| Records supplied |
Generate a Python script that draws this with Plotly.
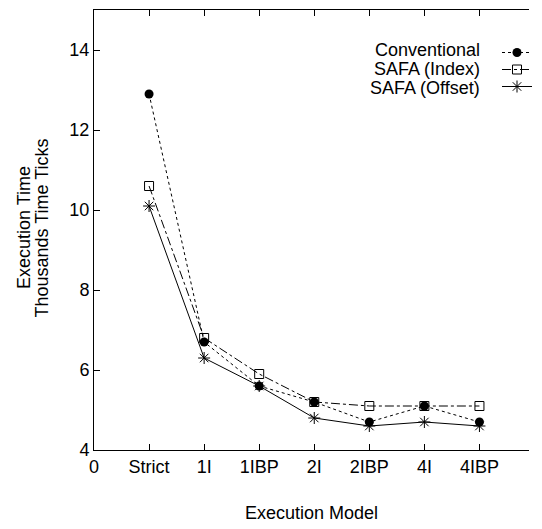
import plotly.graph_objects as go

categories = ["Strict", "1I", "1IBP", "2I", "2IBP", "4I", "4IBP"]
positions = [1, 2, 3, 4, 5, 6, 7]
conventional = [12.9, 6.7, 5.6, 5.2, 4.7, 5.1, 4.7]
safa_index = [10.6, 6.8, 5.9, 5.2, 5.1, 5.1, 5.1]
safa_offset = [10.1, 6.3, 5.6, 4.8, 4.6, 4.7, 4.6]
series_names = ["Conventional", "SAFA (Index)", "SAFA (Offset)"]
x_tickvals = [0] + positions
x_ticktext = ["0"] + categories
y_tickvals = [4, 6, 8, 10, 12, 14]
y_title_lines = ["Execution Time", "Thousands Time Ticks"]

FONT = "Liberation Sans, Arial, Helvetica, sans-serif"
FS = 18
PW, PH, L, T = 448, 440, 94, 10

fig = go.Figure()
fig.add_trace(go.Scatter(
    x=positions, y=conventional, name="", mode="lines+markers", legend="legend",
    line=dict(color="black", width=1, dash="dot"),
    marker=dict(symbol="circle", size=9, color="black"),
))
fig.add_trace(go.Scatter(
    x=positions, y=safa_index, name="", mode="lines+markers", legend="legend2",
    line=dict(color="black", width=1, dash="dashdot"),
    marker=dict(symbol="square-open", size=9, color="black", line=dict(width=1)),
))
fig.add_trace(go.Scatter(
    x=positions, y=safa_offset, name="", mode="lines+markers", legend="legend3",
    line=dict(color="black", width=1),
    marker=dict(symbol="asterisk-open", size=10, color="black", line=dict(width=1, color="black")),
))

# legend labels (gnuplot-style: text left of the sample)
for i, nm in enumerate(series_names):
    fig.add_annotation(
        text=nm, xref="paper", yref="paper", x=(494 - L) / PW, y=1 - (40 + 19 * i) / PH,
        xanchor="right", yanchor="middle", showarrow=False,
        font=dict(family=FONT, size=FS, color="black"),
    )

# y-axis title (two lines)
for xpx, txt in zip([22, 40], y_title_lines):
    fig.add_annotation(
        text=txt, xref="paper", yref="paper", x=(xpx - L) / PW, y=1 - (228 - T) / PH,
        xanchor="center", yanchor="middle", textangle=-90, showarrow=False,
        font=dict(family=FONT, size=FS, color="black"),
    )

def leg(top_px):
    return dict(
        x=1.03, y=1 - top_px / PH, xanchor="right", yanchor="top",
        bgcolor="rgba(0,0,0,0)", borderwidth=0, itemwidth=30, font=dict(size=11),
    )

fig.update_layout(
    width=542, height=529,
    margin=dict(l=L, r=0, t=T, b=79),
    paper_bgcolor="white", plot_bgcolor="white",
    font=dict(family=FONT, size=FS, color="black"),
    showlegend=True,
    legend=leg(28), legend2=leg(45), legend3=leg(62),
    xaxis=dict(
        range=[0, 7.9], tickvals=x_tickvals, ticktext=x_ticktext,
        showgrid=False, zeroline=False, showline=True, linecolor="black", linewidth=1,
        ticks="inside", ticklen=6, tickcolor="black", mirror="ticks",
        title=dict(text="Execution Model", font=dict(size=FS), standoff=30),
    ),
    yaxis=dict(
        range=[4, 15], tickvals=y_tickvals,
        showgrid=False, zeroline=False, showline=True, linecolor="black", linewidth=1,
        ticks="inside", ticklen=6, tickcolor="black",
    ),
    yaxis2=dict(
        range=[4, 15], tickvals=y_tickvals, overlaying="y", side="right",
        showgrid=False, zeroline=False, showline=False, showticklabels=False,
        ticks="inside", ticklen=6, tickcolor="black",
    ),
)

fig.write_html("out.html")
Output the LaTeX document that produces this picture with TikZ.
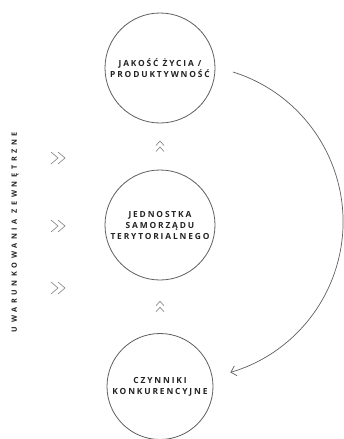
\documentclass[tikz,border=0pt]{standalone}
\usepackage{fontspec}
\newfontfamily\ringfont{Open Sans}[LetterSpace=22]
\newfontfamily\sidefont{Open Sans}[LetterSpace=50]
\usetikzlibrary{arrows.meta, calc}
\definecolor{ringgray}{RGB}{95,95,95}
\definecolor{textgray}{RGB}{35,35,35}
\definecolor{chevgray}{RGB}{130,130,130}

\tikzset{
	ring/.style={circle, draw=ringgray, line width=0.8pt, minimum size=110pt,
		inner sep=0pt, align=center, text=textgray,
		font=\ringfont\bfseries\fontsize{8.4}{11}\selectfont},
	chevup/.pic={
		\draw[chevgray, line width=0.6pt] (-4,-1)--(0,-5.5)--(4,-1) (-4,5)--(0,0.5)--(4,5);
	},
	chevright/.pic={
		\draw[chevgray, line width=0.6pt] (-7,-6)--(0,0)--(-7,6) (0,-6)--(7,0)--(0,6);
	}
}

\begin{document}
\begin{tikzpicture}[x=1pt, y=-1pt]
	\path[fill=white, use as bounding box] (0,0) rectangle (344,439);
	% circles
	\node[ring] (jakosc) at (160,68) {JAKOŚĆ ŻYCIA /\\PRODUKTYWNOŚĆ};
	\node[ring] (jednostka) at (160,225) {JEDNOSTKA\\SAMORZĄDU\\TERYTORIALNEGO};
	\node[ring, minimum size=106pt] (czynniki) at (160,386.5) {CZYNNIKI\\KONKURENCYJNE};
	% side label
	\node[rotate=90, text=textgray, font=\sidefont\bfseries\fontsize{7.3}{8}\selectfont] (uwar) at (15,232) {UWARUNKOWANIA ZEWNĘTRZNE};
	% chevrons
	\pic at ($(jakosc.south)!0.5!(jednostka.north)$) {chevup};
	\pic at ($(jednostka.south)!0.5!(czynniki.north)$) {chevup};
	\foreach \y in {158,226,288}
		\pic at (58,\y) {chevright};
	% feedback arc
	\coordinate (arcstart) at ($(jakosc.center)+(73,4)$);
	\draw[ringgray, line width=0.7pt, -{Straight Barb[length=5pt,width=10pt]}]
		(arcstart) arc[start angle=-72.6, end angle=73.6, radius=157];
\end{tikzpicture}
\end{document}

| Instructions to follow |
Without the pictures, write out the whole listing above exactly as it appears.

| Exercise response |
Generate a Python script that draws this with Plotly.
import plotly.graph_objects as go

categories = ["Strict", "1I", "1IBP", "2I", "2IBP", "4I", "4IBP"]
positions = [1, 2, 3, 4, 5, 6, 7]
conventional = [12.9, 6.7, 5.6, 5.2, 4.7, 5.1, 4.7]
safa_index = [10.6, 6.8, 5.9, 5.2, 5.1, 5.1, 5.1]
safa_offset = [10.1, 6.3, 5.6, 4.8, 4.6, 4.7, 4.6]
series_names = ["Conventional", "SAFA (Index)", "SAFA (Offset)"]
x_tickvals = [0] + positions
x_ticktext = ["0"] + categories
y_tickvals = [4, 6, 8, 10, 12, 14]
y_title_lines = ["Execution Time", "Thousands Time Ticks"]

FONT = "Liberation Sans, Arial, Helvetica, sans-serif"
FS = 18
PW, PH, L, T = 448, 440, 94, 10

fig = go.Figure()
fig.add_trace(go.Scatter(
    x=positions, y=conventional, name="", mode="lines+markers", legend="legend",
    line=dict(color="black", width=1, dash="dot"),
    marker=dict(symbol="circle", size=9, color="black"),
))
fig.add_trace(go.Scatter(
    x=positions, y=safa_index, name="", mode="lines+markers", legend="legend2",
    line=dict(color="black", width=1, dash="dashdot"),
    marker=dict(symbol="square-open", size=9, color="black", line=dict(width=1)),
))
fig.add_trace(go.Scatter(
    x=positions, y=safa_offset, name="", mode="lines+markers", legend="legend3",
    line=dict(color="black", width=1),
    marker=dict(symbol="asterisk-open", size=10, color="black", line=dict(width=1, color="black")),
))

# legend labels (gnuplot-style: text left of the sample)
for i, nm in enumerate(series_names):
    fig.add_annotation(
        text=nm, xref="paper", yref="paper", x=(494 - L) / PW, y=1 - (40 + 19 * i) / PH,
        xanchor="right", yanchor="middle", showarrow=False,
        font=dict(family=FONT, size=FS, color="black"),
    )

# y-axis title (two lines)
for xpx, txt in zip([22, 40], y_title_lines):
    fig.add_annotation(
        text=txt, xref="paper", yref="paper", x=(xpx - L) / PW, y=1 - (228 - T) / PH,
        xanchor="center", yanchor="middle", textangle=-90, showarrow=False,
        font=dict(family=FONT, size=FS, color="black"),
    )

def leg(top_px):
    return dict(
        x=1.03, y=1 - top_px / PH, xanchor="right", yanchor="top",
        bgcolor="rgba(0,0,0,0)", borderwidth=0, itemwidth=30, font=dict(size=11),
    )

fig.update_layout(
    width=542, height=529,
    margin=dict(l=L, r=0, t=T, b=79),
    paper_bgcolor="white", plot_bgcolor="white",
    font=dict(family=FONT, size=FS, color="black"),
    showlegend=True,
    legend=leg(28), legend2=leg(45), legend3=leg(62),
    xaxis=dict(
        range=[0, 7.9], tickvals=x_tickvals, ticktext=x_ticktext,
        showgrid=False, zeroline=False, showline=True, linecolor="black", linewidth=1,
        ticks="inside", ticklen=6, tickcolor="black", mirror="ticks",
        title=dict(text="Execution Model", font=dict(size=FS), standoff=30),
    ),
    yaxis=dict(
        range=[4, 15], tickvals=y_tickvals,
        showgrid=False, zeroline=False, showline=True, linecolor="black", linewidth=1,
        ticks="inside", ticklen=6, tickcolor="black",
    ),
    yaxis2=dict(
        range=[4, 15], tickvals=y_tickvals, overlaying="y", side="right",
        showgrid=False, zeroline=False, showline=False, showticklabels=False,
        ticks="inside", ticklen=6, tickcolor="black",
    ),
)

fig.write_html("out.html")
Output the LaTeX document that produces this picture with TikZ.
\documentclass[tikz,border=0pt]{standalone}
\usepackage{fontspec}
\newfontfamily\ringfont{Open Sans}[LetterSpace=22]
\newfontfamily\sidefont{Open Sans}[LetterSpace=50]
\usetikzlibrary{arrows.meta, calc}
\definecolor{ringgray}{RGB}{95,95,95}
\definecolor{textgray}{RGB}{35,35,35}
\definecolor{chevgray}{RGB}{130,130,130}

\tikzset{
	ring/.style={circle, draw=ringgray, line width=0.8pt, minimum size=110pt,
		inner sep=0pt, align=center, text=textgray,
		font=\ringfont\bfseries\fontsize{8.4}{11}\selectfont},
	chevup/.pic={
		\draw[chevgray, line width=0.6pt] (-4,-1)--(0,-5.5)--(4,-1) (-4,5)--(0,0.5)--(4,5);
	},
	chevright/.pic={
		\draw[chevgray, line width=0.6pt] (-7,-6)--(0,0)--(-7,6) (0,-6)--(7,0)--(0,6);
	}
}

\begin{document}
\begin{tikzpicture}[x=1pt, y=-1pt]
	\path[fill=white, use as bounding box] (0,0) rectangle (344,439);
	% circles
	\node[ring] (jakosc) at (160,68) {JAKOŚĆ ŻYCIA /\\PRODUKTYWNOŚĆ};
	\node[ring] (jednostka) at (160,225) {JEDNOSTKA\\SAMORZĄDU\\TERYTORIALNEGO};
	\node[ring, minimum size=106pt] (czynniki) at (160,386.5) {CZYNNIKI\\KONKURENCYJNE};
	% side label
	\node[rotate=90, text=textgray, font=\sidefont\bfseries\fontsize{7.3}{8}\selectfont] (uwar) at (15,232) {UWARUNKOWANIA ZEWNĘTRZNE};
	% chevrons
	\pic at ($(jakosc.south)!0.5!(jednostka.north)$) {chevup};
	\pic at ($(jednostka.south)!0.5!(czynniki.north)$) {chevup};
	\foreach \y in {158,226,288}
		\pic at (58,\y) {chevright};
	% feedback arc
	\coordinate (arcstart) at ($(jakosc.center)+(73,4)$);
	\draw[ringgray, line width=0.7pt, -{Straight Barb[length=5pt,width=10pt]}]
		(arcstart) arc[start angle=-72.6, end angle=73.6, radius=157];
\end{tikzpicture}
\end{document}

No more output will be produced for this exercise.